Rhetoric and Technology

Amidon teaches courses that explore the intersections between rhetoric, composing, and technology. “As a digital rhetorician, I’m predominately interested in how humans practice and enact literacies using technology systems (digital and pre-digital) to realize the collective and individual aims they have in locations like workplaces,” he says. For example, he asks students to consider the ways writing for web-based platforms can complicate our understanding of authorship and who “owns” the content we create.

Technology changes so fast that people find it difficult to keep up with the potential ramifications. We often adopt the technology before we investigate what using it is actually going to mean.
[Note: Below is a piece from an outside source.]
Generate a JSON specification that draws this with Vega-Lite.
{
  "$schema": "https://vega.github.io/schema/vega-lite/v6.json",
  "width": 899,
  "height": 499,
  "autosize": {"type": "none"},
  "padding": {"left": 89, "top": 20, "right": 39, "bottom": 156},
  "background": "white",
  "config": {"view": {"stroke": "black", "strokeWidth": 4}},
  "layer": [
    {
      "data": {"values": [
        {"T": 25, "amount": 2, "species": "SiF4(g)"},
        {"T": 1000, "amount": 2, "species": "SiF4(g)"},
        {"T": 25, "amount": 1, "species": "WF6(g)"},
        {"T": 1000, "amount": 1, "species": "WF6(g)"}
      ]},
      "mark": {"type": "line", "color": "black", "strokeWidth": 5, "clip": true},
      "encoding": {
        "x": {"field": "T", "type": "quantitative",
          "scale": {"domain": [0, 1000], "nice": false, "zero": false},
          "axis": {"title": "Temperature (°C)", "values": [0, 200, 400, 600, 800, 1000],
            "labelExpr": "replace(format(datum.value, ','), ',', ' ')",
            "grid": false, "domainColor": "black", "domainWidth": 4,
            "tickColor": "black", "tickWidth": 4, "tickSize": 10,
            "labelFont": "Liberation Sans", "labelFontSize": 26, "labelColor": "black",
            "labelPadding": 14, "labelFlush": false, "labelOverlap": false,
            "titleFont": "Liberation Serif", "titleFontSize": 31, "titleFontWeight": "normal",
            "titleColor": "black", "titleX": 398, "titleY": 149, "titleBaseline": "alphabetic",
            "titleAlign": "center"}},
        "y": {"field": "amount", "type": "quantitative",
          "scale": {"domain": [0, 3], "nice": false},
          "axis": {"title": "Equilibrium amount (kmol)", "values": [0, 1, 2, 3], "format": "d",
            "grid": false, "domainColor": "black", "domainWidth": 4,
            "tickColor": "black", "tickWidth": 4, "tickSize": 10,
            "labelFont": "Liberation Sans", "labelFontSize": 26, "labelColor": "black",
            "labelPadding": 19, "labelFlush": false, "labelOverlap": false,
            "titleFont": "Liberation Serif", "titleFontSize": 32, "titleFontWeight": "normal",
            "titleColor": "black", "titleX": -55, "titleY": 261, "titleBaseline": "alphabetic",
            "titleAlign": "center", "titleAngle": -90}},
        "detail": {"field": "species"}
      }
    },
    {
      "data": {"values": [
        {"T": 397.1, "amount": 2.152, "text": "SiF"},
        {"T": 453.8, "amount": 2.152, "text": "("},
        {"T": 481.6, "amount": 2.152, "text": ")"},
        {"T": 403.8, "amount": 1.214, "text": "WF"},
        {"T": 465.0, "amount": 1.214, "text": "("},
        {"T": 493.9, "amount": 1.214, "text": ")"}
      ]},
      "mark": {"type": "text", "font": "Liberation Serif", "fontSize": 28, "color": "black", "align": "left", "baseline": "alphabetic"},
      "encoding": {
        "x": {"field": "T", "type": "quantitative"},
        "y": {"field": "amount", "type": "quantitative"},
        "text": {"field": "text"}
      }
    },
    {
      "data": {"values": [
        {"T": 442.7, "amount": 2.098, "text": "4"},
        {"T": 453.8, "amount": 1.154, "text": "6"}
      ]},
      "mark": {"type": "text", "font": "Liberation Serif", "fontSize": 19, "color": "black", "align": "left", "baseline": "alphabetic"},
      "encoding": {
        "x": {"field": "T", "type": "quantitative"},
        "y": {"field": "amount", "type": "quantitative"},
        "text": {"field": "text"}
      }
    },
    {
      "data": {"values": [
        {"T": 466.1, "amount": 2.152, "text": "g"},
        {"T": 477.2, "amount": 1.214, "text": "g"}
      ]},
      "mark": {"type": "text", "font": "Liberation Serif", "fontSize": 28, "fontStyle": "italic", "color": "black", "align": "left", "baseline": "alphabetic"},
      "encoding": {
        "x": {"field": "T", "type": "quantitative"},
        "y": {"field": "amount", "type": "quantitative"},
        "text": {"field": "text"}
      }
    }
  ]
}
Amidon suggests that even the designers of such systems don’t fully realize the implications that their systems will have on society.

“The recent testimony that Facebook executives and Jack Dorsey of Twitter forwarded in Congress highlights that the people building these platforms didn’t really expect to have the kinds of problems they do, didn’t predict the potential uses of the spaces, including trolling and bots and political influence campaigns. Platforms are being used in ways that the designers and the users don’t fully understand, and yet the social and political implications are profound. We didn’t think about the social, cultural, and ethical implications of these systems until after we started participating in them.

In education, we do the same – have engineers and designers build educational technology systems without a consideration of the ethics of use and the ramifications of how we practice with the technology. ‘What does it mean for this new technology to change the ways we do learning -- how do various technologies alter the ways that we read, write, communicate, and interact as educator and students in the shared activity of learning?"

Whether Amidon is investigating rhetoric and risk communication for first responders or how technology is yielding unanticipated impacts in the ways we communicate, his motivation is based on a sense of equity, compassion, and service.

“Reading and writing is how we organize our social and cultural activity as humans, so the choices we make in terms of reading, writing, literacy, and communication are fundamental to how we build and participate many of our systems, whether it’s a workplace or a school or civic system or how we relate with our own government…. We don’t have to just participate in systems as they are, we have agency. And as users and designers of systems, we have an ethical responsibility and have to carefully consider how we participate and build in those systems.”